Wednesday, July 20, 2022

Vladimir by Julia May Jonas

 


Interesting book, well-written but flawed in my estimation.  The writing is very thoughtful and kept me interested, but the ending was just not for me.


Friday, July 15, 2022

The Latecomer by Jean Hanff Korelitz

 


Thoroughly enjoyed this book, even though there was a bit of a "slow spot" in the middle.  The characters, three (no four!) siblings are born through IVF so they are technically triplets, but their relationship to each other is strained to say the least.

This is a family story, and a story of origins, class, deceit, sexuality, tragedy, religion, and more.  Each chapter is written from a different sibling's perspective.

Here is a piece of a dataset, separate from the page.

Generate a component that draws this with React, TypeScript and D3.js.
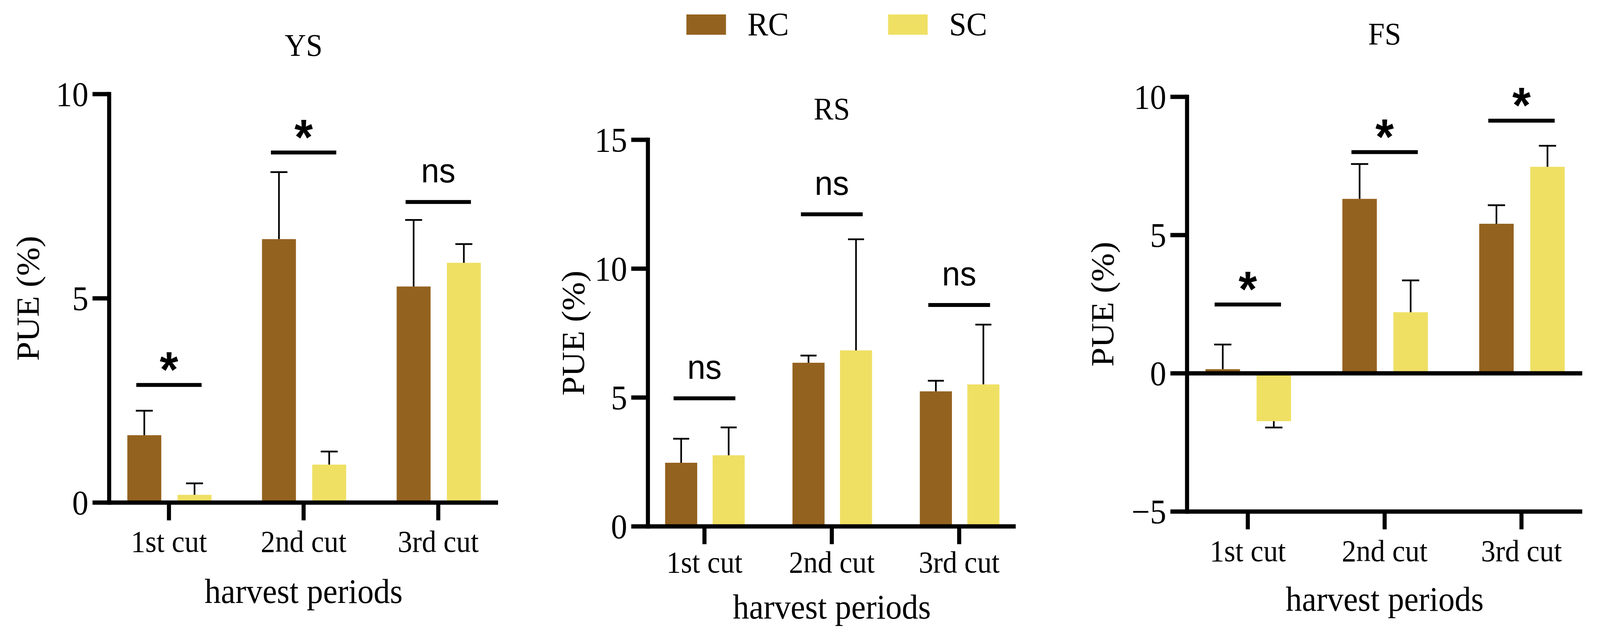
import React from 'react';
import * as d3 from 'd3';

const categories = ['1st cut', '2nd cut', '3rd cut'];
const seriesNames = ['RC', 'SC'];
const seriesColors = ['#94621F', '#EFE064'];

// YS panel
const ysRC = [1.65, 6.45, 5.29];
const ysRCErr = [0.6, 1.64, 1.63];
const ysSC = [0.19, 0.93, 5.87];
const ysSCErr = [0.28, 0.32, 0.46];
const ysSigY = [2.88, 8.57, 7.36];
const ysSigLabel = ['*', '*', 'ns'];
const ysTicks = [0, 5, 10];

// RS panel
const rsRC = [2.47, 6.35, 5.24];
const rsRCErr = [0.93, 0.28, 0.41];
const rsSC = [2.76, 6.83, 5.51];
const rsSCErr = [1.08, 4.31, 2.32];
const rsSigY = [4.97, 12.11, 8.59];
const rsSigLabel = ['ns', 'ns', 'ns'];
const rsTicks = [0, 5, 10, 15];

// FS panel
const fsRC = [0.15, 6.31, 5.41];
const fsRCErr = [0.89, 1.26, 0.67];
const fsSC = [-1.73, 2.21, 7.47];
const fsSCErr = [0.23, 1.15, 0.76];
const fsSigY = [2.49, 8.0, 9.14];
const fsSigLabel = ['*', '*', '*'];
const fsTicks = [-5, 0, 5, 10];

const yLabel = 'PUE (%)';
const xLabel = 'harvest periods';

const SERIF = '"Liberation Serif", "Times New Roman", serif';
const SANS = '"Liberation Sans", Arial, sans-serif';

const panels = [
  {
    title: 'YS', rc: ysRC, rcErr: ysRCErr, sc: ysSC, scErr: ysSCErr, sigY: ysSigY, sigLabel: ysSigLabel, ticks: ysTicks,
    axisX: 295, endX: 1346, bottom: 1287, top: 241, titleY: 143, tickLabelY: 1413, xLabelY: 1544, yLabelX: 104,
  },
  {
    title: 'RS', rc: rsRC, rcErr: rsRCErr, sc: rsSC, scErr: rsSCErr, sigY: rsSigY, sigLabel: rsSigLabel, ticks: rsTicks,
    axisX: 1751, endX: 2745, bottom: 1348, top: 358, titleY: 306, tickLabelY: 1466, xLabelY: 1584, yLabelX: 1578,
  },
  {
    title: 'FS', rc: fsRC, rcErr: fsRCErr, sc: fsSC, scErr: fsSCErr, sigY: fsSigY, sigLabel: fsSigLabel, ticks: fsTicks,
    axisX: 3208, endX: 4276, bottom: 1310, top: 248, titleY: 114, tickLabelY: 1437, xLabelY: 1564, yLabelX: 3009,
  },
];

const AXW = 11;
const TICK = 45;

function Panel({ p }: { p: any }) {
  const x = d3.scalePoint<string>().domain(categories).range([p.axisX, p.endX]).padding(0.444);
  const step = x.step();
  const ext = d3.extent(p.ticks as number[]) as [number, number];
  const y = d3.scaleLinear().domain(ext).range([p.bottom, p.top]);
  const bw = step * 0.252;
  const offs = [-0.183 * step, 0.19 * step];
  const series = [
    { vals: p.rc, errs: p.rcErr },
    { vals: p.sc, errs: p.scErr },
  ];
  const cx = (p.axisX + p.endX) / 2;
  const yMin = ext[0];
  const fmt = (t: number) => (t < 0 ? '\u2212' + Math.abs(t) : String(t));

  return (
    <g>
      {/* bars */}
      {series.map((s, si) =>
        categories.map((c, ci) => {
          const v = s.vals[ci];
          const xc = (x(c) as number) + offs[si];
          return (
            <rect
              key={`b${si}${ci}`}
              x={xc - bw / 2}
              width={bw}
              y={y(Math.max(v, 0))}
              height={Math.abs(y(v) - y(0))}
              fill={seriesColors[si]}
            />
          );
        })
      )}
      {/* error bars */}
      {series.map((s, si) =>
        categories.map((c, ci) => {
          const v = s.vals[ci];
          const e = s.errs[ci];
          const end = v + (v < 0 ? -e : e);
          const xc = (x(c) as number) + offs[si];
          return (
            <g key={`e${si}${ci}`} stroke="#000" strokeWidth={4.5}>
              <line x1={xc} x2={xc} y1={y(v)} y2={y(end)} />
              <line x1={xc - bw / 4} x2={xc + bw / 4} y1={y(end)} y2={y(end)} />
            </g>
          );
        })
      )}
      {/* y axis */}
      <line x1={p.axisX} x2={p.axisX} y1={y(ext[1]) - AXW / 2} y2={y(yMin) + AXW / 2} stroke="#000" strokeWidth={AXW} />
      {(p.ticks as number[]).map((t) => (
        <g key={`yt${t}`}>
          <line x1={p.axisX - TICK} x2={t === 0 || t === yMin ? p.endX : p.axisX} y1={y(t)} y2={y(t)} stroke="#000" strokeWidth={AXW} />
          <text x={p.axisX - TICK - 11} y={y(t) + 30} textAnchor="end" fontFamily={SERIF} fontSize={88} fill="#000">
            {fmt(t)}
          </text>
        </g>
      ))}
      {/* x ticks */}
      {categories.map((c) => (
        <g key={`xt${c}`}>
          <line x1={x(c)} x2={x(c)} y1={y(yMin)} y2={y(yMin) + AXW / 2 + 40} stroke="#000" strokeWidth={AXW} />
          <text x={x(c)} y={p.tickLabelY} textAnchor="middle" fontFamily={SERIF} fontSize={78} fill="#000">
            {c}
          </text>
        </g>
      ))}
      {/* significance */}
      {categories.map((c, ci) => {
        const xc = x(c) as number;
        const yy = y(p.sigY[ci]);
        const lab = p.sigLabel[ci];
        return (
          <g key={`s${ci}`}>
            <line x1={xc - 0.2425 * step} x2={xc + 0.2425 * step} y1={yy} y2={yy} stroke="#000" strokeWidth={10} />
            {lab === '*' ? (
              <text x={xc} y={yy + 4} textAnchor="middle" fontFamily={SANS} fontWeight="bold" fontSize={128} fill="#000">
                *
              </text>
            ) : (
              <text x={xc} y={yy - 50} textAnchor="middle" fontFamily={SANS} fontSize={88} fill="#000">
                {lab}
              </text>
            )}
          </g>
        );
      })}
      {/* title */}
      <text x={cx} y={p.titleY} textAnchor="middle" fontFamily={SERIF} fontSize={80} fill="#000">
        {p.title}
      </text>
      {/* x label */}
      <text x={cx} y={p.xLabelY} textAnchor="middle" fontFamily={SERIF} fontSize={88} fill="#000">
        {xLabel}
      </text>
      {/* y label */}
      <text
        transform={`translate(${p.yLabelX},${(y(ext[0]) + y(ext[1])) / 2}) rotate(-90)`}
        textAnchor="middle"
        fontFamily={SERIF}
        fontSize={88}
        fill="#000"
      >
        {yLabel}
      </text>
    </g>
  );
}

const legendX = [1855, 2400];

export default function App() {
  return (
    <svg
      viewBox="0 0 4324 1644"
      preserveAspectRatio="none"
      style={{ position: 'fixed', left: 0, top: 0, width: '100vw', height: '100vh', background: '#fff', display: 'block' }}
    >
      <rect x={0} y={0} width={4324} height={1644} fill="#fff" />
      {seriesNames.map((n, i) => (
        <g key={n}>
          <rect x={legendX[i]} y={37} width={107} height={52} fill={seriesColors[i]} />
          <text x={legendX[i] + 107 + 58} y={91} fontFamily={SERIF} fontSize={84} fill="#000">
            {n}
          </text>
        </g>
      ))}
      {panels.map((p) => (
        <Panel key={p.title} p={p} />
      ))}
    </svg>
  );
}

There are twists and turns and surprises in this novel. Her last book, "The Plot," which I did not read yet, has similar characteristics, I think. Here is a paragraph from the Washington Post that says a lot about this book and why I liked it so much:

There’s a jigsaw-puzzle thrill to Korelitz’s family epic — the way it feels like a thousand scrambled, randomly shaped events until you’ve got the edges in place, and then the picture begins to resolve with accelerating inevitability and surprise. Part farce, part revenge fantasy, the climactic scene at a triple birthday party at the Oppenheimers’ “cottage” on Martha’s Vineyard is one of the most hilarious and horrible calamities I’ve ever found in a novel.


Sunday, July 3, 2022

The Lioness by Chris Bohjalian


I slogged through this book. It started out fast and fun, and I lost interest but got through it anyway. Not sure why it didn't grab me, but it just did not.  Got good reviews, but overall, not for me.